### What you will do
The lines from the top of the material through the line with "from matplotlib.ticker import FuncFormatter" are to be set down exactly. Leave the pictures out.

### Data for processing
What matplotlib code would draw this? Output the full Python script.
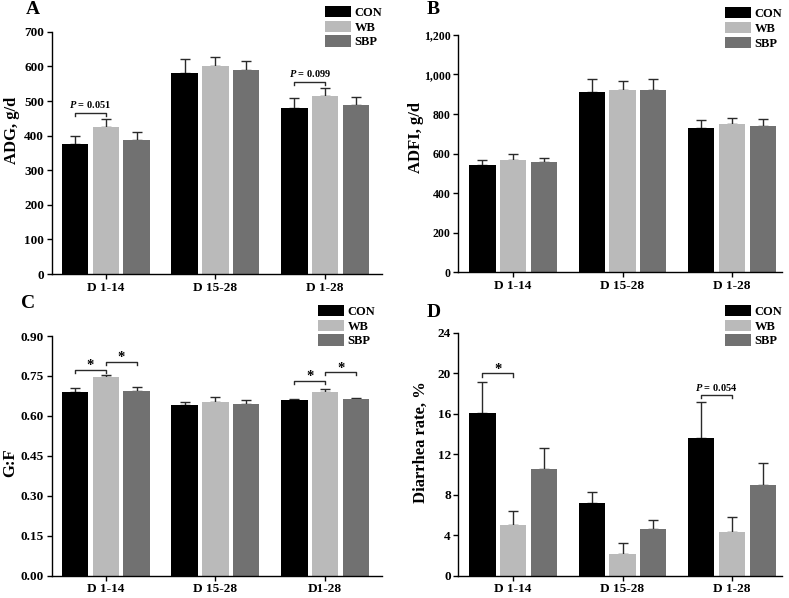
import matplotlib
matplotlib.use("Agg")
import matplotlib.pyplot as plt
import numpy as np
from matplotlib.ticker import FuncFormatter

plt.rcParams['font.family'] = ['Liberation Serif', 'DejaVu Serif']
plt.rcParams['font.weight'] = 'bold'
plt.rcParams['axes.labelweight'] = 'bold'
plt.rcParams['mathtext.fontset'] = 'custom'
plt.rcParams['mathtext.it'] = 'Liberation Serif:italic:bold'
plt.rcParams['mathtext.rm'] = 'Liberation Serif:bold'

# treatments and periods
groups = ['CON', 'WB', 'SBP']
colors = ['#000000', '#bababa', '#717171']
periods = ['D 1-14', 'D 15-28', 'D 1-28']
periods_c = ['D 1-14', 'D 15-28', 'D1-28']

# A: ADG, g/d   (rows = CON, WB, SBP ; cols = periods)
adg = [[376, 582, 479], [424, 602, 514], [386, 591, 489]]
adg_se = [[24, 40, 29], [25, 26, 23], [23, 24, 23]]
# B: ADFI, g/d
adfi = [[545, 910, 728], [568, 924, 748], [556, 922, 740]]
adfi_se = [[25, 69, 44], [32, 42, 32], [24, 54, 35]]
# C: G:F
gf = [[0.690, 0.640, 0.660], [0.745, 0.653, 0.690], [0.692, 0.643, 0.662]]
gf_se = [[0.016, 0.011, 0.005], [0.007, 0.019, 0.011], [0.015, 0.015, 0.006]]
# D: diarrhea rate, %
diar = [[16.07, 7.14, 13.6], [5.0, 2.14, 4.31], [10.53, 4.64, 8.95]]
diar_se = [[3.06, 1.12, 3.55], [1.42, 1.05, 1.52], [2.11, 0.86, 2.15]]

# brackets: (period, group i, group j, height, label)
br_a = [(0, 0, 1, 466, '$P$ = 0.051'), (2, 0, 1, 556, '$P$ = 0.099')]
br_c = [(0, 0, 1, 0.772, '*'), (0, 1, 2, 0.803, '*'),
        (2, 0, 1, 0.732, '*'), (2, 1, 2, 0.764, '*')]
br_d = [(0, 0, 1, 19.98, '*'), (2, 0, 1, 17.84, '$P$ = 0.054')]

step = 0.281
width = 0.24

fig = plt.figure(figsize=(7.89, 5.98), dpi=100)


def panel(rect, vals, errs, ylim, yticks, ylabel, labcoord, xlabels, xlim,
          brackets, letter, letterpos, legpos, yfmt=None, yfs=9.5):
    ax = fig.add_axes(rect)
    x = np.arange(len(xlabels))
    handles = []
    for i, g in enumerate(groups):
        pos = x + (i - 1) * step
        b = ax.bar(pos, vals[i], width, color=colors[i], label=g, zorder=2)
        handles.append(b)
        ax.errorbar(pos, vals[i], yerr=[np.zeros(3), errs[i]], fmt='none',
                    ecolor='#2a2a2a', elinewidth=1.0, capsize=3.6,
                    capthick=1.0, zorder=1)
    ax.set_xlim(*xlim)
    ax.set_ylim(*ylim)
    ax.set_yticks(yticks)
    if yfmt is not None:
        ax.yaxis.set_major_formatter(FuncFormatter(yfmt))
    ax.set_xticks(x)
    ax.set_xticklabels(xlabels, fontsize=9.5, fontweight='bold')
    for t in ax.get_yticklabels():
        t.set_fontsize(yfs)
        t.set_fontweight('bold')
    for s in ['top', 'right']:
        ax.spines[s].set_visible(False)
    for s in ['left', 'bottom']:
        ax.spines[s].set_linewidth(1.0)
    ax.tick_params(axis='both', direction='out', length=3.5, width=1.0, pad=2)
    ax.set_ylabel(ylabel, fontsize=12, fontweight='bold')
    ax.yaxis.set_label_coords(*labcoord)

    dy = 0.013 * ylim[1]
    for p, i, j, h, lab in brackets:
        x1 = p + (i - 1) * step
        x2 = p + (j - 1) * step
        ax.plot([x1, x1, x2, x2], [h - dy, h, h, h - dy], color='#2a2a2a',
                lw=1.0, zorder=3)
        if lab == '*':
            ax.annotate(lab, ((x1 + x2) / 2, h), xytext=(0, 0.5),
                        textcoords='offset points', ha='center',
                        va='baseline', fontsize=10.5, fontweight='bold')
        else:
            ax.annotate(lab, ((x1 + x2) / 2, h), xytext=(0, 3.2),
                        textcoords='offset points', ha='center',
                        va='baseline', fontsize=7.5, fontweight='bold')

    fig.text(letterpos[0], letterpos[1], letter, fontsize=14,
             fontweight='bold', ha='left', va='top')
    ax.legend(handles=handles, loc='upper left', bbox_to_anchor=legpos,
              bbox_transform=fig.transFigure, frameon=False, fontsize=9,
              handlelength=2.05, handleheight=1.0, handletextpad=0.3,
              labelspacing=0.15, borderpad=0, borderaxespad=0)
    return ax


panel([0.0655, 0.5418, 0.419, 0.405], adg, adg_se, (0, 700),
      np.arange(0, 701, 100), 'ADG, g/d', (-0.097, 0.595), periods,
      (-0.493, 2.52), br_a, 'A', (0.033, 0.998), (0.412, 0.99))

panel([0.581, 0.5446, 0.410, 0.397], adfi, adfi_se, (0, 1200),
      np.arange(0, 1201, 200), 'ADFI, g/d', (-0.106, 0.568), periods,
      (-0.50, 2.456), [], 'B', (0.541, 0.998), (0.919, 0.988),
      yfmt=lambda v, p: f'{int(v):,}', yfs=8.5)

panel([0.0655, 0.0373, 0.419, 0.4008], gf, gf_se, (0, 0.9),
      np.arange(0, 0.91, 0.15), 'G:F', (-0.1, 0.47), periods_c,
      (-0.493, 2.52), br_c, 'C', (0.027, 0.507), (0.403, 0.49),
      yfmt=lambda v, p: f'{v:.2f}')

panel([0.581, 0.0373, 0.410, 0.4064], diar, diar_se, (0, 24),
      np.arange(0, 25, 4), 'Diarrhea rate, %', (-0.092, 0.548), periods,
      (-0.50, 2.456), br_d, 'D', (0.541, 0.492), (0.919, 0.49))

fig.savefig('out.png', dpi=100)
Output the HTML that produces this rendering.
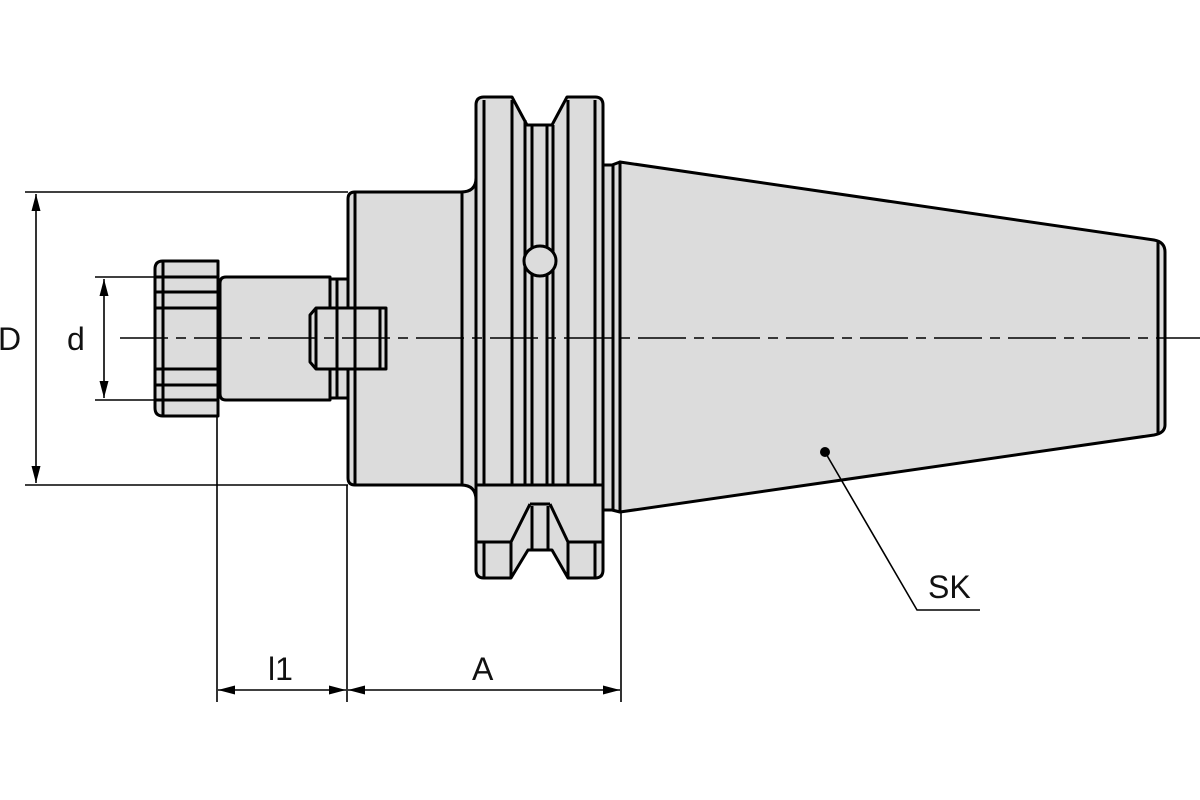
<!DOCTYPE html>
<html><head><meta charset="utf-8"><style>
html,body{margin:0;padding:0;background:#fff;width:1200px;height:800px;overflow:hidden}
svg{display:block}
text{font-family:"Liberation Sans",sans-serif;fill:#111}
</style></head><body>
<svg width="1200" height="800" viewBox="0 0 1200 800" xmlns="http://www.w3.org/2000/svg">
<defs>
<marker id="ar" viewBox="0 0 10 10" refX="10" refY="5" markerWidth="17" markerHeight="9" markerUnits="userSpaceOnUse" preserveAspectRatio="none" orient="auto-start-reverse"><path d="M0,0 L10,5 L0,10 Z" fill="#000"/></marker>
</defs>
<g fill="#dcdcdc" stroke="#000" stroke-width="3" stroke-linejoin="round">
<path d="M620,162 L1154,240 Q1165,242 1165,252 L1165,425 Q1165,433 1154,435 L620,512 Z"/>
<path d="M600,165 L612,165 L620,162 L620,512 L612,510 L600,510 Z"/>
<path d="M484,97 L512,97 L527,125 L552,125 L567,97 L595,97 Q603,97 603,105 L603,490 L476,490 L476,105 Q476,97 484,97 Z"/>
<path d="M476,485 L603,485 L603,570 Q603,578 595,578 L568,578 L552,550 L528,550 L511,578 L484,578 Q476,578 476,570 Z"/>
<path d="M355,192 L461,192 Q476,192 476,178 L476,500 Q476,485 461,485 L355,485 Q348,485 348,478 L348,199 Q348,192 355,192 Z"/>
<rect x="330" y="279" width="18" height="119"/>
<path d="M226,277 L330,277 L330,400 L226,400 Q220,400 220,394 L220,283 Q220,277 226,277 Z"/>
<path d="M163,261 L218,261 L218,416 L163,416 Q155,416 155,408 L155,269 Q155,261 163,261 Z"/>
<path d="M316,308 L386,308 L386,369 L316,369 L310,362 L310,315 Z"/>
</g>
<g stroke="#000" stroke-width="3" fill="none">
<path d="M484,100 V485 M512,100 V485 M525,120 V485 M532,125 V485 M547,125 V485 M553,125 V485 M568,100 V485 M595,100 V485 M613,165 V510"/>
<path d="M484,542 V578 M595,542 V578 M476,542 H511 M568,542 H603 M511,542 V578 M568,542 V578"/>
<path d="M530,504 H550 M530,504 L511,542 M550,504 L568,542 M532,506 V550 M548,506 V550"/>
<path d="M462,192 V485 M355,192 V485 M1158,242 V433"/>
<path d="M337,279 V398 M163,261 V416 M155,277 H218 M155,292 H218 M155,308 H218 M155,369 H218 M155,385 H218 M155,400 H218 M316,308 V369 M380,308 V369"/>
<ellipse cx="540" cy="261" rx="16" ry="15" fill="#dcdcdc"/>
</g>
<line x1="120" y1="338" x2="1200" y2="338" stroke="#000" stroke-width="1.6" stroke-dasharray="48,8,10,8"/>
<g stroke="#000" stroke-width="1.6" fill="none">
<path d="M25,192 H348 M25,485 H348 M95,277 H158 M95,400 H158"/>
<line x1="36" y1="194" x2="36" y2="483" marker-start="url(#ar)" marker-end="url(#ar)"/>
<line x1="104" y1="279" x2="104" y2="398" marker-start="url(#ar)" marker-end="url(#ar)"/>
<path d="M217,416 V702 M347,485 V702 M621,512 V702"/>
<line x1="218" y1="690" x2="346" y2="690" marker-start="url(#ar)" marker-end="url(#ar)"/>
<line x1="348" y1="690" x2="620" y2="690" marker-start="url(#ar)" marker-end="url(#ar)"/>
<path d="M825,452 L917,610 H980"/>
</g>
<circle cx="825" cy="452" r="5" fill="#000"/>
<text x="-2" y="350" font-size="32">D</text>
<text x="67" y="350" font-size="32">d</text>
<text x="268" y="680" font-size="32">l1</text>
<text x="472" y="680" font-size="32">A</text>
<text x="928" y="598" font-size="32">SK</text>
</svg>
</body></html>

### The output
What matplotlib code would draw this? Output the full Python script.
import matplotlib
matplotlib.use("Agg")
import matplotlib.pyplot as plt
import numpy as np
from matplotlib.ticker import FuncFormatter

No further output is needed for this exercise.